BY KAREN BOSSICK
Learn about the man behind Charles Lindbergh on Wednesday when that man’s grandson talks about the events leading up to the Trans-Atlantic flight that made our world smaller.
King Lambert will present “Lindbergh, Lambert and the Spirit of St. Louis” at 6 p.m. Wednesday, Aug. 22, at Ketchum’s Community Library.
The Lambert he will talk of is Albert Bond Lambert, who helped make Lindbergh’s dream of becoming the first man to fly across the Atlantic Ocean a reality.
Lambert, who lived between 1875 and 1946, was the son of the founder of Lambert Pharmaceutical Company, which made Listerine.
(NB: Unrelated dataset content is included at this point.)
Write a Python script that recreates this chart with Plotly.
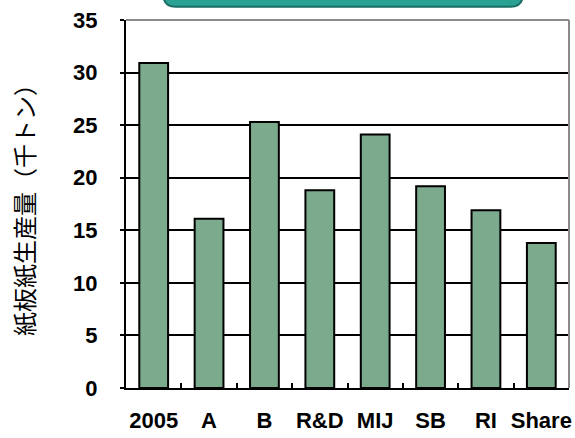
import plotly.graph_objects as go

# data
categories = ['2005', 'A', 'B', 'R&D', 'MIJ', 'SB', 'RI', 'Share']
production = [30.9, 16.1, 25.3, 18.8, 24.1, 19.2, 16.9, 13.8]
y_ticks = [0, 5, 10, 15, 20, 25, 30, 35]

bar_color = '#7caa8c'
box_fill = '#2aa193'
box_edge = '#1b6e66'
tick_font = dict(family='Liberation Sans, Arial', size=22, color='black', weight='bold')

fig = go.Figure()

fig.add_trace(go.Bar(
    x=categories,
    y=production,
    width=0.52,
    marker=dict(color=bar_color, line=dict(color='black', width=2)),
))

# teal header box, cut off by the top of the picture
r_x, r_y = 0.028, 0.035
x0, x1, y0, y1 = 0.084, 0.896, 1.036, 1.25
path = (f'M {x0},{y1} L {x0},{y0 + r_y} Q {x0},{y0} {x0 + r_x},{y0} '
        f'L {x1 - r_x},{y0} Q {x1},{y0} {x1},{y0 + r_y} L {x1},{y1} Z')
fig.add_shape(type='path', path=path, xref='paper', yref='paper',
              fillcolor=box_fill, line=dict(color=box_edge, width=2), layer='above')

# grey frame on top and right
fig.add_shape(type='line', xref='paper', yref='paper', x0=0, x1=1, y0=1, y1=1,
              line=dict(color='#8a8a8a', width=2))
fig.add_shape(type='line', xref='paper', yref='paper', x0=1, x1=1, y0=0, y1=1,
              line=dict(color='#8a8a8a', width=2))

fig.update_layout(
    width=575,
    height=438,
    margin=dict(l=126, r=6, t=20, b=50),
    paper_bgcolor='white',
    plot_bgcolor='white',
    showlegend=False,
)

fig.update_xaxes(
    type='category',
    showline=True, linecolor='black', linewidth=2,
    ticks='inside', tickson='boundaries', ticklen=5, tickcolor='black', tickwidth=1.5,
    tickfont=tick_font,
    tickangle=0,
    ticklabelstandoff=12,
    ticklabeloverflow='allow',
    automargin=False,
    showgrid=False,
)

fig.update_yaxes(
    range=[0, 35],
    tickvals=y_ticks,
    showline=True, linecolor='black', linewidth=2,
    ticks='outside', ticklen=4, tickcolor='black', tickwidth=1.5,
    tickfont=tick_font,
    ticklabelstandoff=18,
    ticklabeloverflow='allow',
    automargin=False,
    showgrid=True, gridcolor='black', gridwidth=1.5,
    zeroline=False,
    title=dict(text='紙板紙生産量（千トン）', standoff=32,
               font=dict(family='Noto Sans CJK JP', size=24, color='black')),
)

# drop the default page margin so the figure sits at the window corner
fig.write_html('out.html', config={'displayModeBar': False},
               post_script="document.body.style.margin = '0';")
He became president of the family business in 1896. But he still found time to golf, even competing in the 1900 and 1904 Summer Olympics. He placed eighth in the 1900 games, eliminated in the quarter finals. And he was part of an American team that won the silver medal in 1904.
Following the Olympics he became an aviator, taking ballooning lessons and founding the Aero Club of St. Louis. In 1909 he even became the first St. Louis resident to hold a pilot’s license. He purchased his first airplane from the Wright Brothers, taking flying lessons from Orville Wright.
In 1925 Lambert purchased a field northwest of St. Louis that had been used for ballooning and developed it with runway and hangers. The airport, which was one of the first municipal airports in the nation, still carries the Lambert name.
And two years later he became one of a handful of backers to pony up the money to purchase “The Spirit of St. Louis” for Lindbergh, who at that time flew the mail between St. Louis and Chicago.